The bewitching sonorities composer-singer Julia Holter creates on her new album Have You in My Wilderness (Domino) might be loosely bunched under the banner of pop ballads — albeit of a musically avantish stripe.

Lyrically, her follow-up to 2013’s critically huzza’d Loud City Song explores, like pop music often does, subjects like love and interpersonal relationships and all that sort of thing. But let’s use the term “pop” advisedly in reference to the wonderfully abstruse and not-so-simply beautiful ways Holter's new album approaches its themes. The casual listener would likely say Holter’s decidedly non-cold sound is “different,” and Holter would likely agree. But that difference, she says, cannot be allowed to reside for long in her head. If she got too self-conscious about her music, it might stray into a contrived artiness that would limit its popular appeal and, more importantly, tell a bit less about its creator.

“It’s easier if I don’t categorize it,” the affable Holter says at a bookstore/coffee shop in Echo Park. “One thing I have trouble with is defining it musically, and I tend to write my songs without exactly thinking what the genre is musically, and feel it more sort of poetically. Usually I’ll be more inspired by a story or something, more than a particular music, and so I’m fitting the music to that.”
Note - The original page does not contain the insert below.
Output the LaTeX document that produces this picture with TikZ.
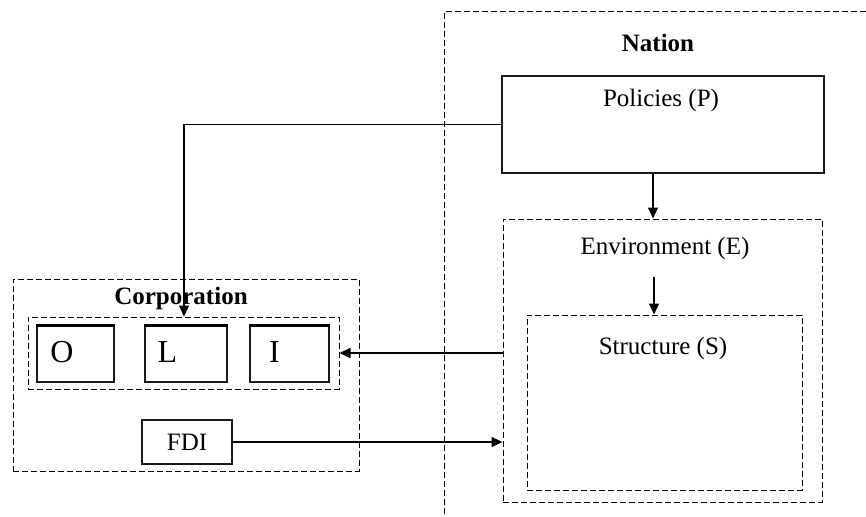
\documentclass[tikz,border=0pt]{standalone}
\usepackage{fontspec}
\setmainfont{Liberation Serif}
\usetikzlibrary{arrows.meta,calc}
\begin{document}
\begin{tikzpicture}[x=1pt,y=-1pt,
  solidbox/.style={draw=black!90,line width=1.2pt,rectangle,inner sep=0pt},
  dashbox/.style={draw=black,line width=1pt,dash pattern=on 6pt off 3pt,rectangle,inner sep=0pt},
  lbl/.style={inner sep=0pt,font=\fontsize{25}{28}\selectfont},
  blbl/.style={inner sep=0pt,font=\fontsize{25}{28}\selectfont\bfseries},
  big/.style={inner sep=0pt,anchor=base,font=\fontsize{32}{36}\selectfont},
  conn/.style={draw=black,line width=1.2pt},
  arr/.style={conn,-{Triangle[length=11pt,width=10pt]}}]
\useasboundingbox (0,0) rectangle (866,516);
% Nation frame (cut by picture edges)
\coordinate (natTR) at (866,12);
\coordinate (natBL) at (444,516);
\draw[draw=black,line width=1pt,dash pattern=on 6pt off 3pt] (natTR) -| (natBL);
\node[blbl] (nation) at (658,43) {Nation};
% Policies
\node[solidbox,minimum width=322pt,minimum height=97pt] (pol) at (663,124.5) {};
\node[lbl] (poltxt) at (661,100) {Policies (P)};
% Environment
\node[dashbox,minimum width=319pt,minimum height=283pt] (env) at (662.5,360.5) {};
\node[lbl] (envtxt) at (665,248) {Environment (E)};
% Structure
\node[dashbox,minimum width=275pt,minimum height=175pt] (str) at (664.5,402.5) {};
\node[lbl] (strtxt) at (663,348) {Structure (S)};
% Corporation
\node[dashbox,minimum width=346pt,minimum height=192pt] (corp) at (186,375) {};
\node[blbl] (corptxt) at (181,298) {Corporation};
\node[dashbox,minimum width=311pt,minimum height=72pt] (oli) at (183.5,353) {};
\node[solidbox,minimum width=77pt,minimum height=56pt] (O) at (75.5,354) {};
\node[solidbox,minimum width=82pt,minimum height=56pt] (L) at (186,354) {};
\node[solidbox,minimum width=79pt,minimum height=56pt] (I) at (289.5,354) {};
\foreach \b in {O,L,I}{\draw[draw=black,line width=2.6pt] ([yshift=-0.3pt]\b.north west) -- ([yshift=-0.3pt]\b.north east);}
\node[big] (Ot) at (62,362) {O};
\node[big] (Lt) at (167.5,362) {L};
\node[big] (It) at (274.5,362) {I};
\node[solidbox,minimum width=90pt,minimum height=44pt,font=\fontsize{25}{28}\selectfont] (fdi) at (187,442) {FDI};
% connectors
\draw[arr] (pol.west) -| ([xshift=-2pt]L.north |- oli.north);
\draw[arr] ([xshift=-10pt]pol.south) -- ([xshift=-10pt]pol.south |- env.north);
\draw[arr] (654,277) coordinate (e1) -- (e1 |- str.north);
\draw[arr] (env.west |- oli.east) -- (oli.east);
\draw[arr] (fdi.east) -- (env.west |- fdi.east);
\end{tikzpicture}
\end{document}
The persuasive iridescence of the album’s songs come from an intriguingly simultaneous distance and snuggly closeness. These songs’ underlying themes of the give-and-take of power in our loves and friendships melt into the ears. “Feel You,” “Lucette Stranded on the Island” and the album’s most overtly experimental track, “Vasquez,” smudgingly delineate inner and outer worlds of dream and human observation, with a lushness that glows from discreet and off-kilter electronic washes and Holter’s sublimely unclichéd string settings, played by a group of L.A. sessioners.

Have You in My Wilderness was recorded the same way Holter’s previous albums were: She made a batch of demos at home and then took them to a studio to remake/remodel the tracks with her longtime producer, Cole Marsden Greif-Neill. The process, though familiar, was more difficult this time around.

“The songs were raw,” she says. “A few of them I’ve played for years as solo pieces for piano and singing, and I was in love with them that way, and it was so hard to take them out of that context and bring them into a more produced environment. So it took a lot of tries to get that same performance coming out in the new context.”

It’s not like Holter had to be talked into fleshing out the songs. When it came time to produce the record in the studio, she had what appears to be the sort of identity crisis that your more substantive artists really ought to have from time to time. In the end, she’s quite pleased it all came out sounding the way it did.

“Whereas the last record was very easy to make, this one was sort of a battle: What do I want? Why am I doing this? Eventually it worked out, and it was like, OK, that’s what I wanted. But it took so many tries.”

The struggle to achieve something rarefied on her fourth full-length has a little bit to do with Holter’s apparent need to go even beyond the gloriously inscrutable delights of her acclaimed albums Exstasis (2012) and Loud City Song. These works celebrated what you might call an inviting obliqueness or ambiguity, a truly valuable effect that allows the sonics and words to resonate — for her and the listener — in very personal ways long after the last notes trail away into the ether.

What you do is draw the bow and shoot the arrow, then draw a circle around the point at which it struck. Such a “What is it?” approach to songwriting and arranging is something the classically trained Holter has gleaned in part from artists such as British singer-composer Robert Wyatt.

“What I like about him,” she says, “is, it’s not definable music. It’s more about what’s coming through with the music, like the sentiment expressed, and then how the music works with that. You’re just doing what your imagination wants to do.”

Like Wyatt’s, Holter’s harmonically and texturally dense music offers an unusual combination of modernity and sweetness that can also be emotionally direct –– though one might not be so sure how exactly to characterize the feelings inspired. Holter says the key to achieving such an unsuperficial, meaningful sound is to keep your head empty while generating it.

“I don’t think very much when I make a song,” she says with a laugh. “That’s always how I approach it. I just feel something.”